I was amazed. “This is the twenty-first century,” I said to myself. “What is going on here? Aren’t we past all of this?” Then I remembered the teenager who was exiting the restroom when I arrived. What did he think? What does it mean to see these symbols of hate carved freshly into the bathroom walls? What thoughts and emotions rise up in a young black man’s heart when he sees the vestiges of persecution, fear, torture, and death inscribed onto a modern day facility? For a man that young, Jim Crow would have been primarily a history passed down to him by his grandparents, but the hatred of that segregationist past is a life he still encounters today. Because of my race, I have the luxury and privilege of pretending that those words and symbols are legacies of a bygone era, but those bathroom walls remind me that, for many, those legacies are still real and active.
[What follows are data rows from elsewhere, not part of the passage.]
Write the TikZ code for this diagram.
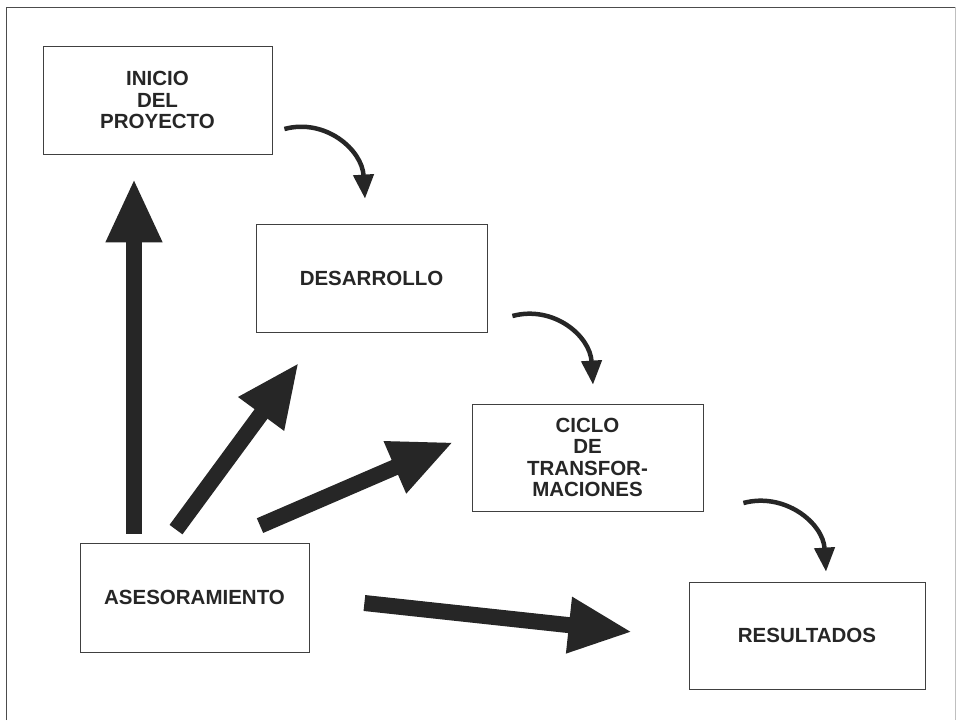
\documentclass[tikz,border=0pt]{standalone}
\usepackage{fontspec}
\setmainfont{Liberation Sans}
\usetikzlibrary{arrows.meta}
\tikzset{
  caja/.style={draw=black!75,line width=0.8pt,inner sep=0pt,align=center,
    font=\fontsize{20.5}{21.5}\selectfont\bfseries,text=black!85},
  flecha/.style={line width=16pt,draw=black!85,-{Triangle[length=64pt,width=52pt]}},
  curva/.style={line width=4.5pt,draw=black!85,-{Triangle[length=24pt,width=20pt]}}
}
\begin{document}
\begin{tikzpicture}[x=1pt,y=-1pt]
      \useasboundingbox (0,0) rectangle (957,720);
      \draw[black!70,line width=1pt] (6,720) -- (6,7) -- (956,7);
      \draw[black!25,line width=0.6pt] (955,7) -- (955,720);
      \draw
        (157.5,100) node[caja,minimum width=229pt,minimum height=108pt] (inicio){INICIO\\DEL\\PROYECTO}
        (371.5,278) node[caja,minimum width=231pt,minimum height=108pt] (desarrollo){DESARROLLO}
        (587.5,457.5) node[caja,minimum width=231pt,minimum height=107pt] (ciclo){CICLO\\DE\\TRANSFOR-\\MACIONES}
        (194.5,597.5) node[caja,minimum width=229pt,minimum height=109pt] (asesor){ASESORAMIENTO}
        (807,635.5) node[caja,minimum width=236pt,minimum height=107pt] (result){RESULTADOS};
      \begin{scope}[flecha]
        \draw ([shift={(-60.5,-9)}]asesor.north) to ([shift={(-23.5,24)}]inicio.south);
        \draw ([shift={(-18.5,-13)}]asesor.north) to ([shift={(-72.5,30)}]desarrollo.south);
        \draw ([shift={(65.5,-17)}]asesor.north) to ([shift={(-18,-15.5)}]ciclo.west);
        \draw ([shift={(55,5.5)}]asesor.east) to ([shift={(-56,-3.5)}]result.west);
      \end{scope}
      \begin{scope}[curva]
        \draw ([shift={(12,29)}]inicio.east) .. controls +(41,-11) and +(-3,-49) .. ([shift={(-6.5,-25)}]desarrollo.north);
        \draw ([shift={(25,38)}]desarrollo.east) .. controls +(41,-11) and +(-3,-49) .. ([shift={(5.5,-19)}]ciclo.north);
        \draw ([shift={(40,45.5)}]ciclo.east) .. controls +(41,-11) and +(-3,-49) .. ([shift={(19,-10)}]result.north);
      \end{scope}
    \end{tikzpicture}
\end{document}
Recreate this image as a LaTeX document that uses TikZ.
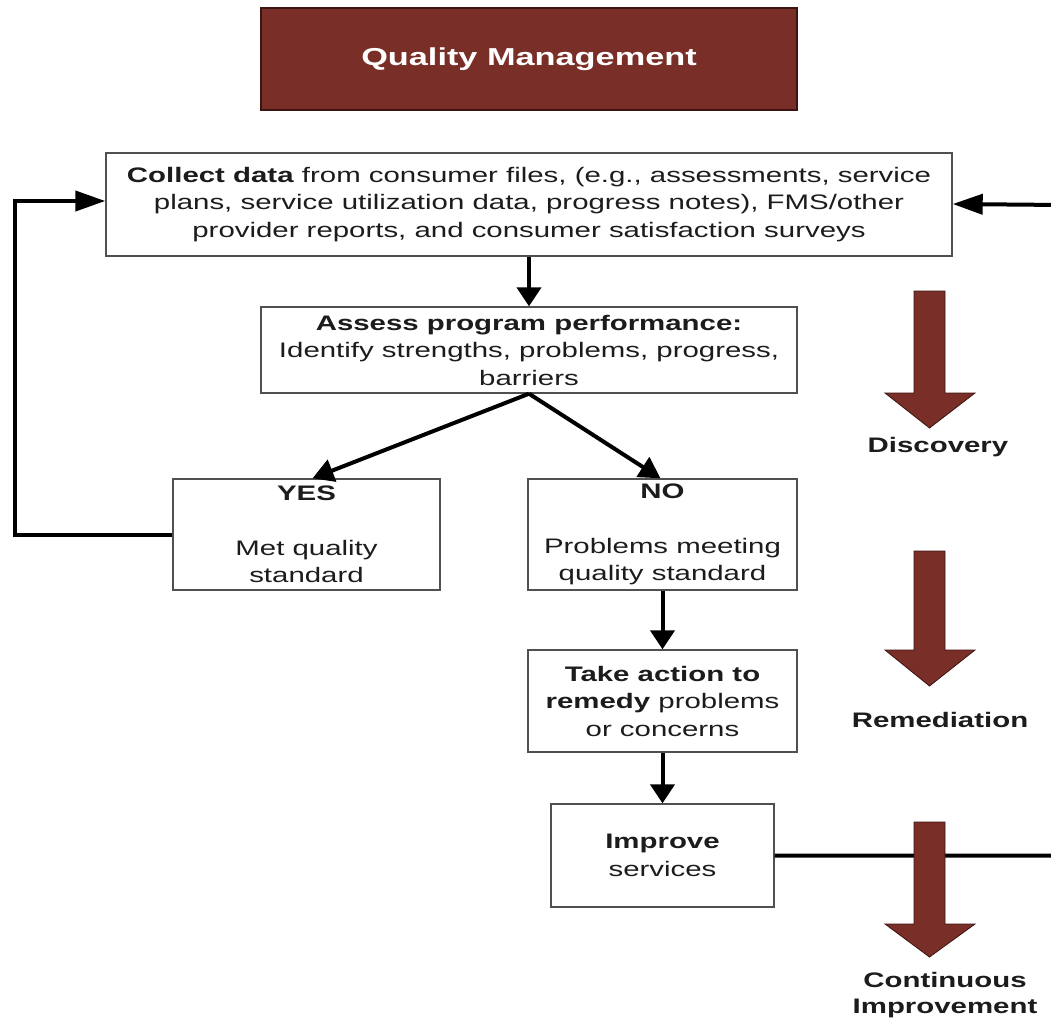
\documentclass[tikz,border=0pt]{standalone}
\usepackage{fontspec}
\setmainfont{Liberation Sans}[FakeStretch=1.4]
\usetikzlibrary{arrows.meta,calc}
\definecolor{qmbrown}{HTML}{7A2E28}
\definecolor{qmdark}{HTML}{3C1512}
\definecolor{boxline}{HTML}{505050}
\definecolor{txt}{HTML}{1C1C1C}
\tikzset{
  body/.style={font=\fontsize{21}{27.5}\selectfont, text=txt},
  stepbox/.style={draw=boxline, line width=1.4pt, fill=white, inner sep=0pt, align=center, body},
  conn/.style={draw=black, line width=4pt},
  varrow/.style={conn, -{Triangle[length=19pt,width=24pt]}},
  harrow/.style={conn, -{Triangle[length=30pt,width=20pt]}},
  darrow/.style={conn, -{Triangle[length=21pt,width=23pt]}},
  phase/.style={fill=qmbrown, draw=qmdark, line width=0.8pt},
  phaselabel/.style={font=\bfseries\fontsize{21}{26}\selectfont, text=txt, align=center}
}
\begin{document}
\begin{tikzpicture}[x=1pt,y=-1pt]
\useasboundingbox (0,0) rectangle (1051,1023);
% title
\node[fill=qmbrown, draw=qmdark, line width=1.4pt, minimum width=536pt, minimum height=102pt, inner sep=0pt,
      text=white, font=\bfseries\fontsize{24.5}{29}\selectfont] (title) at (529,59) {Quality Management};
% boxes
\node[stepbox, minimum width=846pt, minimum height=103pt] (collect) at (529,204.5)
  {\textbf{Collect data} from consumer files, (e.g., assessments, service\\
   plans, service utilization data, progress notes), FMS/other\\
   provider reports, and consumer satisfaction surveys};
\node[stepbox, minimum width=536pt, minimum height=86pt] (assess) at (529,350)
  {\textbf{Assess program performance:}\\ Identify strengths, problems, progress,\\ barriers};
\node[stepbox, minimum width=267pt, minimum height=111pt] (yes) at (306.5,534.5)
  {\textbf{YES}\\ \mbox{}\\ Met quality\\ standard};
\node[stepbox, minimum width=269pt, minimum height=111pt] (no) at (662.5,534.5)
  {\textbf{NO}\\ \mbox{}\\ Problems meeting\\ quality standard};
\node[stepbox, minimum width=269pt, minimum height=102pt] (take) at (662.5,701)
  {\textbf{Take action to}\\ \textbf{remedy} problems\\ or concerns};
\node[stepbox, minimum width=223pt, minimum height=103pt] (improve) at (662.5,855.5)
  {\textbf{Improve}\\ services};
% connectors
\draw[varrow] (collect.south) -- (assess.north);
\draw[darrow] (assess.south) -- ([xshift=6pt]yes.north);
\draw[darrow] (assess.south) -- ([xshift=-2pt]no.north);
\draw[varrow] (no.south) -- (take.north);
\draw[varrow] (take.south) -- (improve.north);
\coordinate (lp) at (15,534.5);
\draw[harrow] (yes.west) -- (lp) |- ([yshift=3.5pt]collect.west);
\coordinate (rp1) at (1062,855.5);
\coordinate (rp2) at (1062,205);
\draw[harrow] (improve.east) -- (rp1) -- (rp2) -- ([yshift=0.5pt]collect.east);
% phase arrows
\draw[phase] (914,291) -- (945,291) -- (945,393) -- (975,393) -- (929.5,428) -- (885,393) -- (914,393) -- cycle;
\node[phaselabel] (disc) at (938,447) {Discovery};
\draw[phase] (914,551) -- (945,551) -- (945,650) -- (975,650) -- (929.5,686) -- (885,650) -- (914,650) -- cycle;
\node[phaselabel] (remed) at (940,720) {Remediation};
\draw[phase] (914,822) -- (945,822) -- (945,924) -- (975,924) -- (929.5,957) -- (885,924) -- (914,924) -- cycle;
\node[phaselabel] (cont) at (945,995) {Continuous\\ Improvement};
\end{tikzpicture}
\end{document}
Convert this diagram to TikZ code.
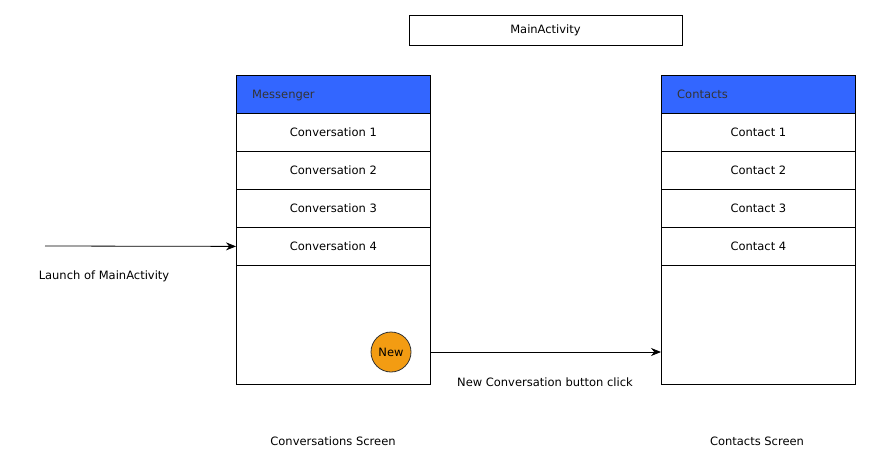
\documentclass[tikz,border=0pt]{standalone}
\usepackage{fontspec}
\setmainfont{DejaVu Sans}
\usetikzlibrary{arrows.meta}
\definecolor{hdrblue}{HTML}{3366FF}
\definecolor{neworange}{HTML}{F39C12}
\begin{document}
\begin{tikzpicture}[x=1pt,y=-1pt,
  every node/.style={font=\fontsize{11.5}{13}\selectfont},
  cell/.style={draw=black,line width=0.8pt,minimum width=194pt,minimum height=38pt,inner sep=0pt,anchor=north west},
  hdr/.style={cell,fill=hdrblue},
  body/.style={draw=black,line width=0.8pt,minimum width=194pt,minimum height=119pt,inner sep=0pt,anchor=north west},
  lbl/.style={inner sep=0pt},
  conn/.style={-{Stealth[length=10pt,width=8pt]},line width=0.8pt}]
\useasboundingbox (0,0) rectangle (870,471);
\node[draw=black,line width=0.8pt,minimum width=273pt,minimum height=30pt,inner sep=0pt,anchor=north west] (main) at (409,15) {};
\node[lbl] (maint) at (545.5,30) {MainActivity};
% left panel
\node[body] (lbody) at (236,265) {};
\node[hdr] (lhdr) at (236,75) {};
\node[lbl,anchor=base west,text=black!80] (lhdrt) at (252,98.5) {Messenger};
\node[cell] (c1) at (236,113) {};
\node[cell] (c2) at (236,151) {};
\node[cell] (c3) at (236,189) {};
\node[cell] (c4) at (236,227) {};
\node[lbl] at (c1.center) {Conversation 1};
\node[lbl] at (c2.center) {Conversation 2};
\node[lbl] at (c3.center) {Conversation 3};
\node[lbl] at (c4.center) {Conversation 4};
\node[circle,draw=black!80,line width=0.8pt,fill=neworange,minimum size=40pt,inner sep=0pt] (new) at (391,352) {New};
% right panel
\node[body] (rbody) at (661,265) {};
\node[hdr] (rhdr) at (661,75) {};
\node[lbl,anchor=base west,text=black!80] (rhdrt) at (677,98.5) {Contacts};
\node[cell] (k1) at (661,113) {};
\node[cell] (k2) at (661,151) {};
\node[cell] (k3) at (661,189) {};
\node[cell] (k4) at (661,227) {};
\node[lbl] at (k1.center) {Contact 1};
\node[lbl] at (k2.center) {Contact 2};
\node[lbl] at (k3.center) {Contact 3};
\node[lbl] at (k4.center) {Contact 4};
% connectors
\coordinate (start) at (45,246);
\draw[conn] (start) -- (c4.west);
\node[lbl] (launch) at (104,276) {Launch of MainActivity};
\coordinate (newout) at (430,352);
\coordinate (newin) at (661,352);
\draw[conn] (newout) -- (newin);
\node[lbl] (click) at (545,382) {New Conversation button click};
\node[lbl] (cs) at (333,441) {Conversations Screen};
\node[lbl] (ks) at (757,441) {Contacts Screen};
\end{tikzpicture}
\end{document}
History shows us that these struggles are nothing new. In the first century, the apostle Paul urged the Christian community to move beyond racial prejudice and the division that it was creating in the church: “There is no longer Jew or Greek, there is no longer slave or free, there is no longer male and female; for all of you are one in Christ Jesus” (Gal. 3:28). Paul likely borrowed those words from an early confessional statement associated with Christian baptism, using them to undergird his theological argument that, in Jesus, distinctions of ethnicity, class, and gender all fall away. His opponents believed that the way of Jesus was exclusively Jewish and that Gentile Christians must first convert to Judaism before becoming Jesus’ disciples, but Paul would have none of it. As he understood it, the way of Jesus Christ was threatened by those who saw meaning in those differences, and he wrote furiously against those who attempted to maintain any sort of ethnic segregation.

In the centuries since Paul wrote those words, we have lost sight of the necessity of racial equality in the kingdom of God. By the time the four gospel accounts were written, anti-Semitic sentiments, which had grown within the Christian community in the latter part of the first century, were enshrined as holy writ. Since then, theologians and churchmen like Martin Luther and George Whitefield—both heroes of the church—used the bible to justify segregation and slavery. “Sure,” we might say to ourselves, “those people and their ideologies are locked in the past—products of a time when religion reflected the society at large,” but what are we the church doing to ensure that the world looks more like the kingdom of God?

The persistence of racism in our society is a direct challenge to the authority of God and God’s reign on the earth. Whether we are carving the words into the bathroom stalls or shrugging our shoulders when we see them, we are perpetuating a culture where differences in race and class and gender are concrete. Those ‘isms cannot be present in the kingdom of God. They are the very powers of this world that stand in opposition to the way of Jesus. Thus, we are condemned by our silence. Even by doing nothing, we are standing in the way of God’s kingdom.

In Jesus Christ there is no longer black or white. In Jesus Christ there is no longer rich or poor. In Jesus Christ there is no longer male or female. Paul did not write those words to describe a kingdom that exists in the distant future—an eschatological place and time where there will be no such distinctions. Instead, he wrote of the present-day reign of Christ that has existed on earth since Jesus set us free from the bondage of sin. Whenever we are silent in the face of such racism, we refasten those chains onto ourselves as well as those who are the targets of our culture’s racism.
 
I am thankful that I rarely hear someone say the word “nigger” anymore. I would like to think that that points to an improvement in race relations since my childhood, but I suspect that is because such racist words and thoughts are now reserved for the privacy of a bathroom stall or a putting green or a dinner table—places and times where a member of the clergy is not present. But you don’t have to be a priest to stand up for God’s kingdom. Start with something as simple as telling your friends that you do not care for jokes like that. Consider asking those in your social circle whether by “those people” they mean “African Americans” or “Latinos” and then ask them what race has to do with whatever issue they are talking about. Stop pretending that everything is just fine simply because our country elected a black President or because our church elected a black Presiding Bishop. Pay attention to the writing on the bathroom walls. Acknowledge that this world is still a long way from the kingdom of God. Look for things you can do or say to bring all of us closer to God’s reign, and then do them and say them.